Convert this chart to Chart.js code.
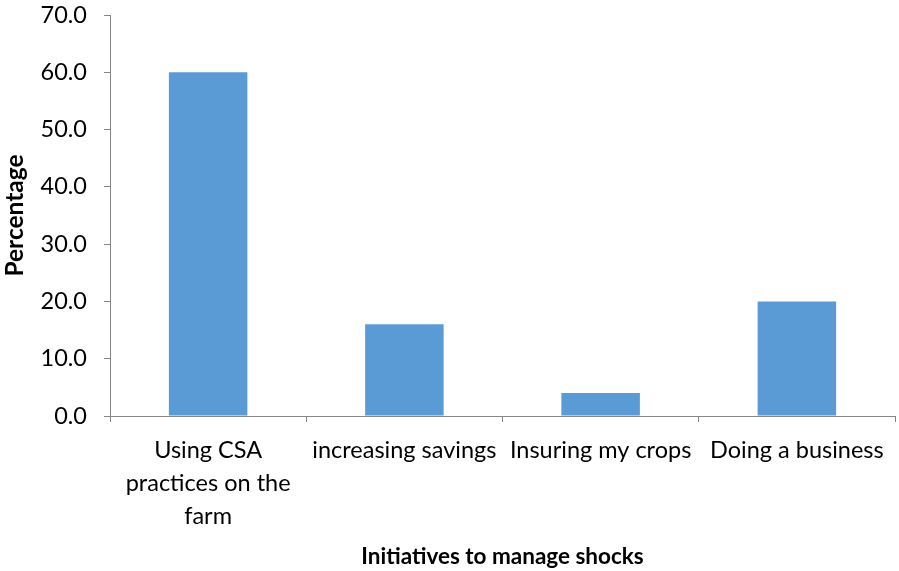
<!DOCTYPE html>
<html>
<head>
<meta charset="utf-8">
<script src="https://cdn.jsdelivr.net/npm/chart.js@4"></script>
<style>
  html, body { margin: 0; padding: 0; background: #fff; }
  #wrap { width: 899px; height: 571px; position: relative; }
</style>
</head>
<body>
<div id="wrap"><canvas id="c"></canvas></div>
<script>
// shock management initiatives (percent of respondents)
const categories = [
  ['Using CSA', 'practices on the', 'farm'],
  'increasing savings',
  'Insuring my crops',
  'Doing a business'
];
const percentages = [60.0, 16.0, 4.0, 20.0];
const yTicks = { min: 0, max: 70, step: 10 };

const axisGrey = '#868686';
const barBlue = '#5B9BD5';
const font = "Lato, 'Open Sans', sans-serif";

new Chart(document.getElementById('c'), {
  type: 'bar',
  data: {
    labels: categories,
    datasets: [{
      data: percentages,
      backgroundColor: barBlue,
      borderWidth: 0,
      barPercentage: 0.4,
      categoryPercentage: 1
    }]
  },
  options: {
    responsive: true,
    maintainAspectRatio: false,
    animation: false,
    layout: { padding: { top: 0, right: 4, left: 0, bottom: 0 } },
    plugins: { legend: { display: false }, tooltip: { enabled: false } },
    scales: {
      x: {
        offset: true,
        border: { color: axisGrey, width: 1 },
        grid: { offset: true, drawOnChartArea: false, color: axisGrey, tickLength: 6 },
        ticks: {
          color: '#000', maxRotation: 0, autoSkip: false, padding: 12,
          font: { family: font, size: 23.5, lineHeight: 1.4 }
        },
        title: {
          display: true, text: 'Initiatives to manage shocks', color: '#000',
          font: { family: font, size: 22.5, weight: 'bold' }, padding: { top: 10, bottom: 1 }
        },
        afterFit: s => { s.height = 155; }
      },
      y: {
        min: yTicks.min, max: yTicks.max,
        border: { color: axisGrey, width: 1 },
        grid: { drawOnChartArea: false, color: axisGrey, tickLength: 6 },
        ticks: {
          stepSize: yTicks.step, color: '#000', padding: 17,
          font: { family: font, size: 23.5 },
          callback: v => v.toFixed(1)
        },
        title: {
          display: true, text: 'Percentage', color: '#000',
          font: { family: font, size: 24.5, weight: 'bold' }, padding: { top: 0, bottom: 0 }
        },
        // fixed axis width and top inset so the plot area lines up
        afterFit: s => { s.width = 110; s.paddingTop = 15; }
      }
    }
  }
});
</script>
</body>
</html>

==================================================

- [Exercise requirements]
Print out the lines exactly, skipping any picture.

- [Correct output]
Convert this chart to Chart.js code.
<!DOCTYPE html>
<html>
<head>
<meta charset="utf-8">
<script src="https://cdn.jsdelivr.net/npm/chart.js@4"></script>
<style>
  html, body { margin: 0; padding: 0; background: #fff; }
  #wrap { width: 899px; height: 571px; position: relative; }
</style>
</head>
<body>
<div id="wrap"><canvas id="c"></canvas></div>
<script>
// shock management initiatives (percent of respondents)
const categories = [
  ['Using CSA', 'practices on the', 'farm'],
  'increasing savings',
  'Insuring my crops',
  'Doing a business'
];
const percentages = [60.0, 16.0, 4.0, 20.0];
const yTicks = { min: 0, max: 70, step: 10 };

const axisGrey = '#868686';
const barBlue = '#5B9BD5';
const font = "Lato, 'Open Sans', sans-serif";

new Chart(document.getElementById('c'), {
  type: 'bar',
  data: {
    labels: categories,
    datasets: [{
      data: percentages,
      backgroundColor: barBlue,
      borderWidth: 0,
      barPercentage: 0.4,
      categoryPercentage: 1
    }]
  },
  options: {
    responsive: true,
    maintainAspectRatio: false,
    animation: false,
    layout: { padding: { top: 0, right: 4, left: 0, bottom: 0 } },
    plugins: { legend: { display: false }, tooltip: { enabled: false } },
    scales: {
      x: {
        offset: true,
        border: { color: axisGrey, width: 1 },
        grid: { offset: true, drawOnChartArea: false, color: axisGrey, tickLength: 6 },
        ticks: {
          color: '#000', maxRotation: 0, autoSkip: false, padding: 12,
          font: { family: font, size: 23.5, lineHeight: 1.4 }
        },
        title: {
          display: true, text: 'Initiatives to manage shocks', color: '#000',
          font: { family: font, size: 22.5, weight: 'bold' }, padding: { top: 10, bottom: 1 }
        },
        afterFit: s => { s.height = 155; }
      },
      y: {
        min: yTicks.min, max: yTicks.max,
        border: { color: axisGrey, width: 1 },
        grid: { drawOnChartArea: false, color: axisGrey, tickLength: 6 },
        ticks: {
          stepSize: yTicks.step, color: '#000', padding: 17,
          font: { family: font, size: 23.5 },
          callback: v => v.toFixed(1)
        },
        title: {
          display: true, text: 'Percentage', color: '#000',
          font: { family: font, size: 24.5, weight: 'bold' }, padding: { top: 0, bottom: 0 }
        },
        // fixed axis width and top inset so the plot area lines up
        afterFit: s => { s.width = 110; s.paddingTop = 15; }
      }
    }
  }
});
</script>
</body>
</html>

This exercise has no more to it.